One of Dunn’s lieutenants, Todd Putman, who worked at Coca-Cola from 1997 to 2000,
said he was astonished by the ferociousness with which the company pursued consumers. The goal became much larger than merely beating the rival brands; Coca-Cola strove to outsell every other thing people drank, including milk and water.
“It was a mind-bending paradigm shift for me,” Putman said. “We weren’t trying to get share of market. We weren’t trying to beat Pepsi or Mountain Dew. We were about trying to beat everything.”
And when it came to per caps for Coke, Putman said, the marketing division’s efforts boiled down to one question: “How can we drive more ounces into more bodies more often?”
One aspect of this pursuit involved playing with the price to jack up demand. The country, as Dunn put it, became a “battlefield grid.” On the same Memorial Day weekend, for instance, a liter of Coke might sell for $1.59 in San Francisco but only ninety-nine cents in Los Angeles, based on the company’s reading of consumer demand and habits during that holiday. In pursuing heavy users, however, Coke went beyond mere pricing. It began going after the group of people who had not yet decided if they were Coke or Pepsi lovers. These were the future heavy users, whose habits and brand loyalty were still unformed and pliable, and Coke pursued them like it had pursued nothing before.
“Teenagers became the battleground for early brand adoption,” Dunn said.
T
here was one caveat in Coca-Cola’s pursuit of kids in which Dunn, at first, could find a measure of comfort. The company was an early adopter of self-imposed curbs on its advertising, and it drew a bright line at marketing to kids under twelve. Coke abstained from placing its advertising on any programs—television, radio, mobile phones, or the Internet—where more than half of the viewers were eleven years old or younger. In 2010, they made this policy even stricter by lowering the threshold: Coke will now walk away from programs where only a third of the viewers are under twelve.
The company touts this policy as part of a sweeping agenda in social responsibility that includes everything from the efficient use of energy to preserving water supplies in regions of water scarcity to a program it calls “active healthy living,” which ranges from offering kids low-calorie drinks including bottled water to running an ad campaign called Move to the Beat that promotes dancing as a means of exercise. “There are more than 680 million teens on the planet,” Coca-Cola says on its website. “An investment in their future is one of the most critical investments we can make.”

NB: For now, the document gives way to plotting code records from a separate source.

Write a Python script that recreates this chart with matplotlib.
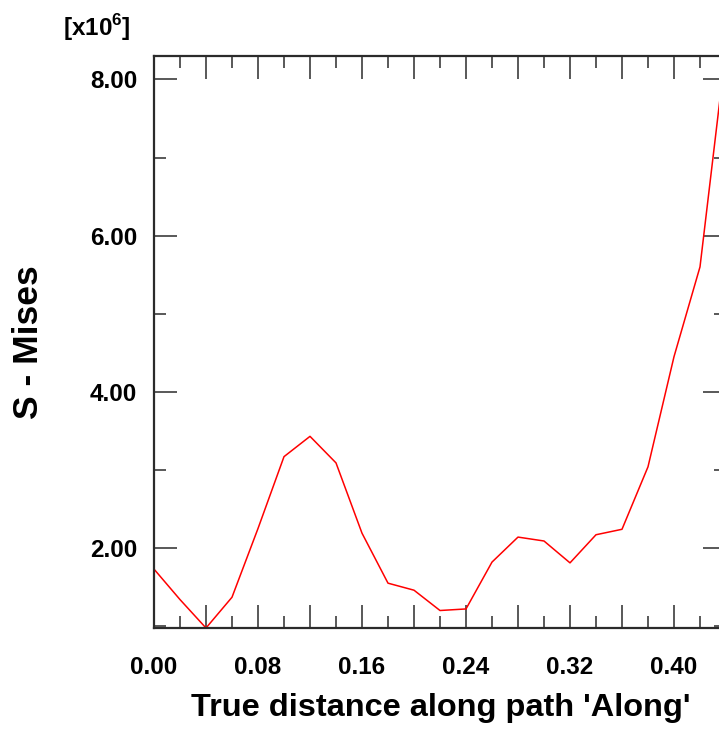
import matplotlib
matplotlib.use("Agg")
import matplotlib.pyplot as plt
from matplotlib.ticker import MultipleLocator, FuncFormatter

plt.rcParams["font.family"] = ["Liberation Sans", "DejaVu Sans"]
plt.rcParams["mathtext.fontset"] = "custom"
plt.rcParams["mathtext.rm"] = "Liberation Sans:bold"
plt.rcParams["mathtext.bf"] = "Liberation Sans:bold"

# Path distance and von Mises stress (units of 1e6)
distance = [0.00, 0.02, 0.04, 0.06, 0.08, 0.10, 0.12, 0.14, 0.16, 0.18, 0.20,
            0.22, 0.24, 0.26, 0.28, 0.30, 0.32, 0.34, 0.36, 0.38, 0.40, 0.42, 0.44]
mises = [1.73, 1.34, 0.976, 1.37, 2.25, 3.17, 3.43, 3.09, 2.19, 1.55, 1.46,
         1.20, 1.22, 1.82, 2.14, 2.09, 1.81, 2.17, 2.24, 3.04, 4.45, 5.60, 8.40]

x_label = "True distance along path 'Along'"
y_label = "S - Mises"
scale_label = r"[x10$^{6}$]"

W, H = 719, 731
fig = plt.figure(figsize=(W / 100, H / 100), dpi=100)
left, right, top, bottom = 154, 726, 56, 628
ax = fig.add_axes([left / W, 1 - bottom / H, (right - left) / W, (bottom - top) / H])

ax.plot(distance, mises, color="#ff0000", linewidth=1.1)

ax.set_xlim(0.0, 0.44)
ax.set_ylim(0.976, 8.30)

edge = "#2b2b2b"
for side, sp in ax.spines.items():
    sp.set_color(edge)
    sp.set_linewidth(1.6)

ax.xaxis.set_major_locator(MultipleLocator(0.04))
ax.xaxis.set_minor_locator(MultipleLocator(0.02))
ax.yaxis.set_major_locator(MultipleLocator(2.0))
ax.yaxis.set_minor_locator(MultipleLocator(1.0))


def xfmt(v, pos):
    k = round(v / 0.04)
    return f"{v:.2f}" if k % 2 == 0 else ""


ax.xaxis.set_major_formatter(FuncFormatter(xfmt))
ax.yaxis.set_major_formatter(FuncFormatter(lambda v, p: f"{v:.2f}"))

ax.tick_params(which="both", direction="in", top=True, right=True,
               color=edge, width=1.1)
ax.tick_params(which="major", length=16.5)
ax.tick_params(which="minor", length=8.5)
ax.tick_params(axis="x", which="major", pad=20, labelsize=17.5)
ax.tick_params(axis="y", which="major", pad=12, labelsize=17.5)
for lab in ax.get_xticklabels() + ax.get_yticklabels():
    lab.set_fontweight("bold")

fig.text(441 / W, 1 - 716 / H, x_label, ha="center", va="baseline",
         fontsize=23.4, fontweight="bold")
fig.text(28 / W, 1 - 342 / H, y_label, ha="center", va="center",
         rotation=90, fontsize=25.5, fontweight="bold")
fig.text(97 / W, 1 - 28 / H, scale_label, ha="center", va="center",
         fontsize=17.5, fontweight="bold")

fig.savefig("out.png", dpi=100)
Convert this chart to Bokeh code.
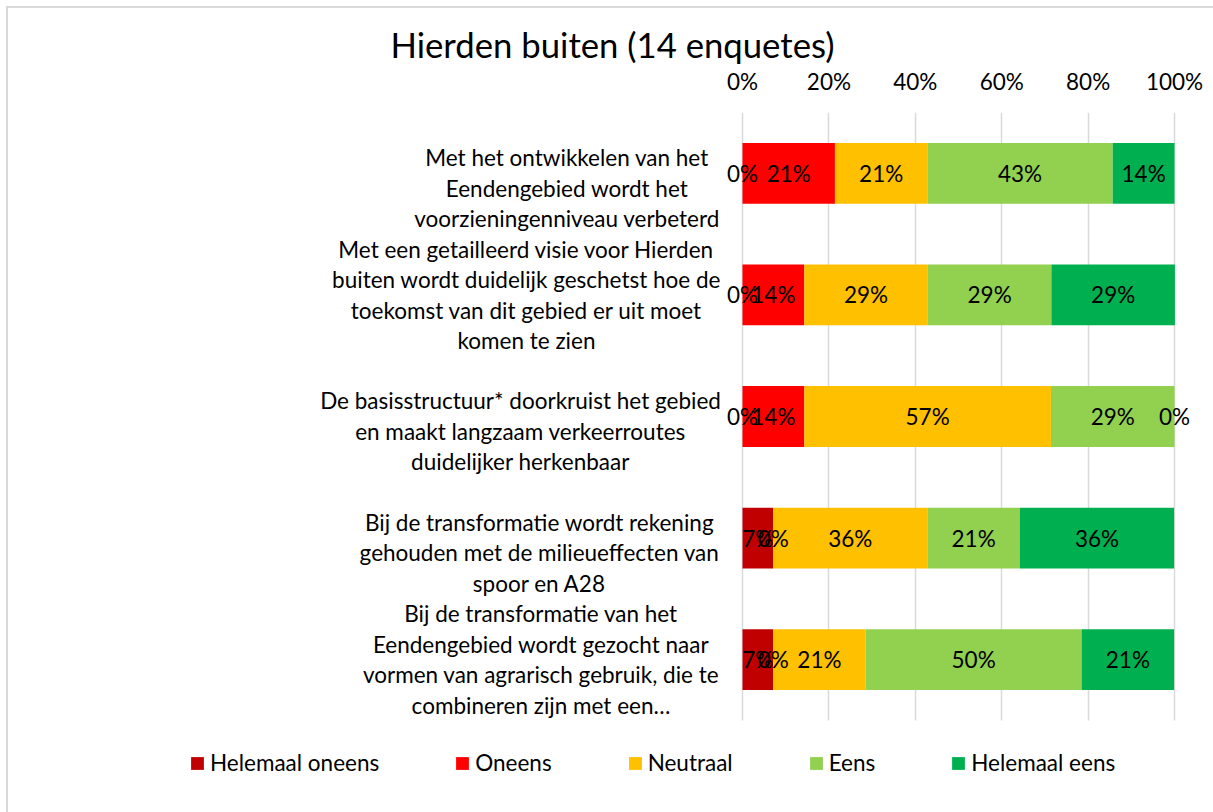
from bokeh.plotting import figure
from bokeh.models import (ColumnDataSource, Range1d, FixedTicker,
                          PrintfTickFormatter, Legend, LegendItem)
from bokeh.embed import file_html
from bokeh.resources import INLINE
from bokeh.core.properties import value

# ---------------- data ----------------
title = "Hierden buiten (14 enquetes)"
categories = [
    "Met het ontwikkelen van het\nEendengebied wordt het\nvoorzieningenniveau verbeterd",
    "Met een getailleerd visie voor Hierden\nbuiten wordt duidelijk geschetst hoe de\ntoekomst van dit gebied er uit moet\nkomen te zien",
    "De basisstructuur* doorkruist het gebied\nen maakt langzaam verkeerroutes\nduidelijker herkenbaar",
    "Bij de transformatie wordt rekening\ngehouden met de milieueffecten van\nspoor en A28",
    "Bij de transformatie van het\nEendengebied wordt gezocht naar\nvormen van agrarisch gebruik, die te\ncombineren zijn met een…",
]
series = ["Helemaal oneens", "Oneens", "Neutraal", "Eens", "Helemaal eens"]
helemaal_oneens = [0.0, 0.0, 0.0, 7.1, 7.1]
oneens = [21.4, 14.3, 14.3, 0.0, 0.0]
neutraal = [21.4, 28.6, 57.1, 35.7, 21.4]
eens = [42.9, 28.6, 28.6, 21.4, 50.0]
helemaal_eens = [14.3, 28.6, 0.0, 35.7, 21.4]
x_ticks = [0, 20, 40, 60, 80, 100]
colors = ["#C00000", "#FF0000", "#FFC000", "#92D050", "#00B050"]

values = [helemaal_oneens, oneens, neutraal, eens, helemaal_eens]

# ---------------- layout ----------------
FONT = "Lato"
FS = "22.5px"
W, H = 1205, 804
TOP = 104                   # canvas y of the plot area top
LEFT = 80                   # frame left (canvas px)
FRAME_W = W - LEFT
FRAME_H = H - TOP           # frame runs to the bottom (legend lives inside)
ROW_PX = 121.6              # height of one category slot
PX_PER_UNIT = 4.32          # 100% = 432 px
ZERO_PX = 734               # canvas x of 0% (page x 742)
x_start = -(ZERO_PX - LEFT) / PX_PER_UNIT
x_end = (W - ZERO_PX) / PX_PER_UNIT
n = len(categories)
y_end = n
y_start = n - FRAME_H / ROW_PX
ypos = [n - 0.5 - i for i in range(n)]   # first category on top

p = figure(frame_width=FRAME_W, frame_height=FRAME_H,
           output_backend="svg", toolbar_location=None,
           x_range=Range1d(x_start, x_end),
           y_range=Range1d(y_start, y_end),
           x_axis_location="above", y_axis_location=None,
           min_border_left=LEFT, min_border_right=0,
           min_border_top=TOP, min_border_bottom=0)
p.outline_line_color = None
p.background_fill_color = "white"
p.border_fill_color = "white"
p.styles = {"margin-left": "8px", "margin-top": "8px",
            "outline": "2px solid #d9d9d9"}

p.title.text = title
p.title.align = "left"
p.title.offset = 302
p.title.text_font = FONT
p.title.text_font_size = "34.7px"
p.title.text_font_style = "normal"
p.title.text_color = "#000000"
p.title.standoff = 0

ax = p.xaxis[0]
ax.ticker = FixedTicker(ticks=x_ticks)
ax.formatter = PrintfTickFormatter(format="%d%%")
ax.bounds = (0, 100)
ax.axis_line_color = None
ax.major_tick_line_color = None
ax.minor_tick_line_color = None
ax.major_label_text_font = FONT
ax.major_label_text_font_size = FS
ax.major_label_text_color = "#000000"
ax.major_label_standoff = 12

p.xgrid.ticker = FixedTicker(ticks=x_ticks)
p.xgrid.grid_line_color = "#d9d9d9"
p.xgrid.grid_line_width = 1.5
p.xgrid.cross_bounds = (0, n)
p.ygrid.visible = False

# ---------------- bars ----------------
renderers = []
cum = [0.0] * n
for name, vals, col in zip(series, values, colors):
    left = cum[:]
    right = [a + b for a, b in zip(cum, vals)]
    src = ColumnDataSource(dict(y=ypos, left=left, right=right))
    r = p.hbar(y="y", left="left", right="right", height=0.5, source=src,
               fill_color=col, line_color=None)
    renderers.append(r)
    cum = right

# data labels
cum = [0.0] * n
for vals in values:
    centers = [c + v / 2 for c, v in zip(cum, vals)]
    labels = ["%d%%" % int(round(v)) for v in vals]
    src = ColumnDataSource(dict(x=centers, y=ypos, t=labels))
    p.text(x="x", y="y", text="t", source=src, text_align="center",
           text_baseline="middle", text_font=value(FONT),
           text_font_size=FS, text_color="#000000")
    cum = [a + b for a, b in zip(cum, vals)]

# category labels (centered lines, block ending left of the 0% line)
label_centers_px = [-175.5, -216, -222, -203, -201.5]
line_h = 29.5
nlines = [c.count("\n") + 1 for c in categories]
y_offs = [(4 - k) * line_h / 2 for k in nlines]
src = ColumnDataSource(dict(x=[0] * n, y=ypos, t=categories,
                            xo=label_centers_px, yo=y_offs))
p.text(x="x", y="y", text="t", x_offset="xo", y_offset="yo", source=src,
       text_align="center", text_baseline="middle", text_font=value(FONT),
       text_font_size=FS, text_color="#000000", text_line_height=1.13)

# ---------------- legend ----------------
legend = Legend(items=[LegendItem(label=s, renderers=[r]) for s, r in zip(series, renderers)],
                orientation="horizontal", location=(101, 36),
                glyph_width=16, glyph_height=16, label_standoff=5, spacing=75,
                padding=0, margin=0, border_line_color=None,
                background_fill_alpha=0,
                label_text_font=FONT, label_text_font_size=FS,
                label_text_color="#000000")
p.add_layout(legend, "center")

open("out.html", "w").write(file_html(p, INLINE))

The advertising policy was a point of pride to Coca-Cola employees, Dunn said, and he credits the company for taking this stance. But the self-imposed restraint on children, he pointed out, had its limits. In reality, it applied only to media advertising, not the invaluable marketing that Robert Woodruff had first identified: kids in their special moments.
“If you think in terms of Coke’s presence in ballparks and every place kids go, there was certainly marketing to kids going on,” Dunn said. Moreover, once those kids turned twelve, even before they could be officially called teenagers, they were lumped with the 680 million teenagers on the planet who were fair game for every last ounce of marketing firepower Coke could muster.